A cold case gets hot and deadly when a veteran detective digs too deep.
After catching the Black Sun Killer in his native Japan (Blue Light Yokohama, 2017), veteran detective Kosuke Iwata has left behind both Tokyo and his police career for sunny Southern California and work as a private investigator. Part of this transition has involved leaving behind his wife, Cleo, who recently died after having been in a vegetative state for several years following a suicide attempt. When Cleo’s mother, Charlotte, angrily confronts Iwata in his new life, demanding that he find the killer of her trans daughter, Meredith, both his conscience and his mother-in-law’s righteous rage dictate his compliance. Born Julian, Meredith was living on Skid Row at the time of her murder and making ends meet as a prostitute.
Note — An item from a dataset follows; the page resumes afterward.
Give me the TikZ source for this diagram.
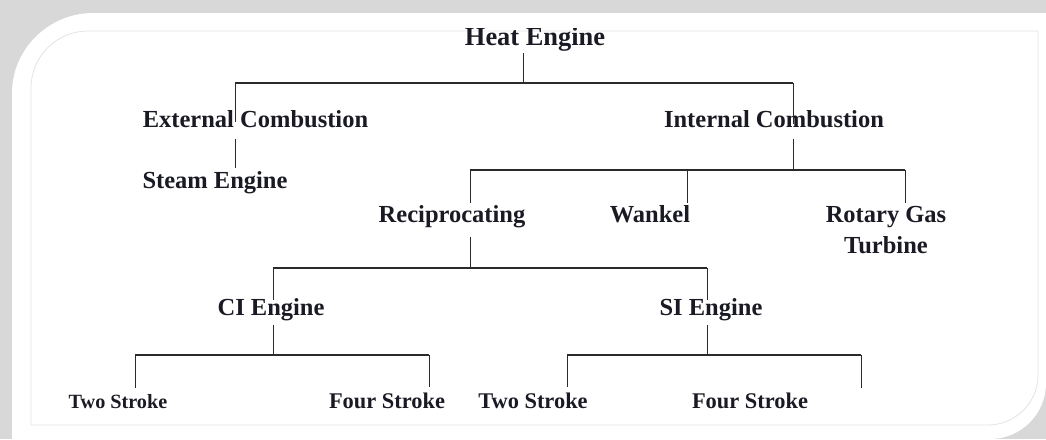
\documentclass[tikz,border=0pt]{standalone}
\usepackage{fontspec}
\setmainfont{Liberation Serif}[BoldFont={Liberation Serif Bold}]
\newfontfamily\tms{Liberation Serif Bold}
\usetikzlibrary{calc}
\definecolor{bg}{HTML}{D8D8D8}
\definecolor{txt}{HTML}{1A1A24}
\definecolor{ln}{HTML}{2A2A2A}
\definecolor{frame}{HTML}{E4E4E4}
\tikzset{
  lbl/.style={anchor=base, inner sep=0pt, text=txt, font=\tms\fontsize{24.5}{31}\selectfont},
  big/.style={font=\tms\fontsize{26.4}{31}\selectfont},
  smallA/.style={font=\tms\fontsize{20.2}{24}\selectfont},
  smallB/.style={font=\tms\fontsize{22.4}{26}\selectfont},
  hline/.style={draw=ln, line width=1.7pt},
  vline/.style={draw=ln, line width=0.9pt},
}
\begin{document}
\begin{tikzpicture}[x=1pt, y=-1pt]
\useasboundingbox (0,0) rectangle (1046,439);
% background card
\fill[bg] (0,0) rectangle (1046,439);
\fill[white] (12,439) -- (12,93) .. controls (12,49) and (49,13) .. (93,13) -- (1046,13)
  -- (1046,383) .. controls (1046,414) and (1021,439) .. (990,439) -- cycle;
\draw[frame, line width=0.8pt] (31,425) -- (31,88) .. controls (31,56.5) and (56.5,31) .. (88,31)
  -- (1038,31) -- (1038,375) .. controls (1038,402.6) and (1015.4,425) .. (988,425) -- cycle;

% nodes
\begin{scope}
\clip (0,28.5) rectangle (1046,439);
\node[lbl, big] (heat) at (535,45) {Heat Engine};
\end{scope}
\node[lbl] (ext) at (255.5,127) {External Combustion};
\node[lbl] (int) at (774,127) {Internal Combustion};
\node[lbl] (steam) at (215,188) {Steam Engine};
\node[lbl] (rec) at (452,222) {Reciprocating};
\node[lbl] (wan) at (650,222) {Wankel};
\node[lbl] (rot) at (886,222) {\begin{tabular}[t]{@{}c@{}}Rotary Gas\\Turbine\end{tabular}};
\node[lbl] (ci) at (271,315) {CI Engine};
\node[lbl] (si) at (711,315) {SI Engine};
\node[lbl, smallA] (ts1) at (118,408) {Two Stroke};
\node[lbl, smallB] (fs1) at (387,408) {Four Stroke};
\node[lbl, smallB] (ts2) at (533,408) {Two Stroke};
\node[lbl, smallB] (fs2) at (750,408) {Four Stroke};

% junctions
\coordinate (hJ) at (523,83);
\coordinate (eJ) at (235,83);
\coordinate (iJ) at (793,83);
\coordinate (iK) at (793,170);
\coordinate (rJ) at (470,170);
\coordinate (wJ) at (687,170);
\coordinate (tJ) at (905,170);
\coordinate (rK) at (470,268);
\coordinate (cJ) at (273,268);
\coordinate (sJ) at (707,268);
\coordinate (cK) at (273,355);
\coordinate (aJ) at (135,355);
\coordinate (bJ) at (429,355);
\coordinate (sK) at (707,355);
\coordinate (dJ) at (567,355);
\coordinate (fJ) at (861,355);
\coordinate (fEnd) at (861,388);

% level 0
\draw[vline] ($(heat.south -| hJ)+(0,2)$) -- (hJ);
\draw[hline] (eJ) -- (iJ);
\draw[vline] (eJ) -- ($(ext.north -| eJ)+(0,12)$);
\draw[vline] (iJ) -- ($(int.north -| iJ)+(0,14)$);
% external
\draw[vline] ($(ext.south -| eJ)+(0,11)$) -- ($(steam.north -| eJ)+(0,-3)$);
% internal
\draw[vline] ($(int.south -| iK)+(0,11)$) -- (iK);
\draw[hline] (rJ) -- (tJ);
\draw[vline] (rJ) -- ($(rec.north -| rJ)+(0,-2)$);
\draw[vline] (wJ) -- ($(wan.north -| wJ)+(0,-2)$);
\draw[vline] (tJ) -- ($(rot.north -| tJ)+(0,3)$);
% reciprocating
\draw[vline] ($(rec.south -| rK)+(0,9)$) -- (rK);
\draw[hline] (cJ) -- (sJ);
\draw[vline] (cJ) -- ($(ci.north -| cJ)+(0,2)$);
\draw[vline] (sJ) -- ($(si.north -| sJ)+(0,2)$);
% CI
\draw[vline] ($(ci.south -| cK)+(0,4)$) -- (cK);
\draw[hline] (aJ) -- (bJ);
\draw[vline] (aJ) -- ($(ts1.north -| aJ)+(0,-6)$);
\draw[vline] (bJ) -- ($(fs1.north -| bJ)+(0,-5)$);
% SI
\draw[vline] ($(si.south -| sK)+(0,4)$) -- (sK);
\draw[hline] (dJ) -- (fJ);
\draw[vline] (dJ) -- ($(ts2.north -| dJ)+(0,-5)$);
\draw[vline] (fJ) -- (fEnd);
\end{tikzpicture}
\end{document}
She worked at the same club as her best friend, Geneviève, who’s now gone missing. A little digging reveals Meredith’s pimp, Talky, as her likely killer, and his death via overdose seems to put paid to the case. But defense wounds found on Talky’s corpse prevent Iwata from resting easy. The more he investigates, the more victims he finds: five altogether, dead or missing, by the time he confronts the man who links them all together. Interspersed flashbacks to 1975 Tokyo provide insight into the struggles and challenges facing Iwata’s mother, Nozomi, as well as his early life.
Obregón’s second is a neonoir gem with a compelling story, solid prose, and a brooding, honorable, and all-too-human hero.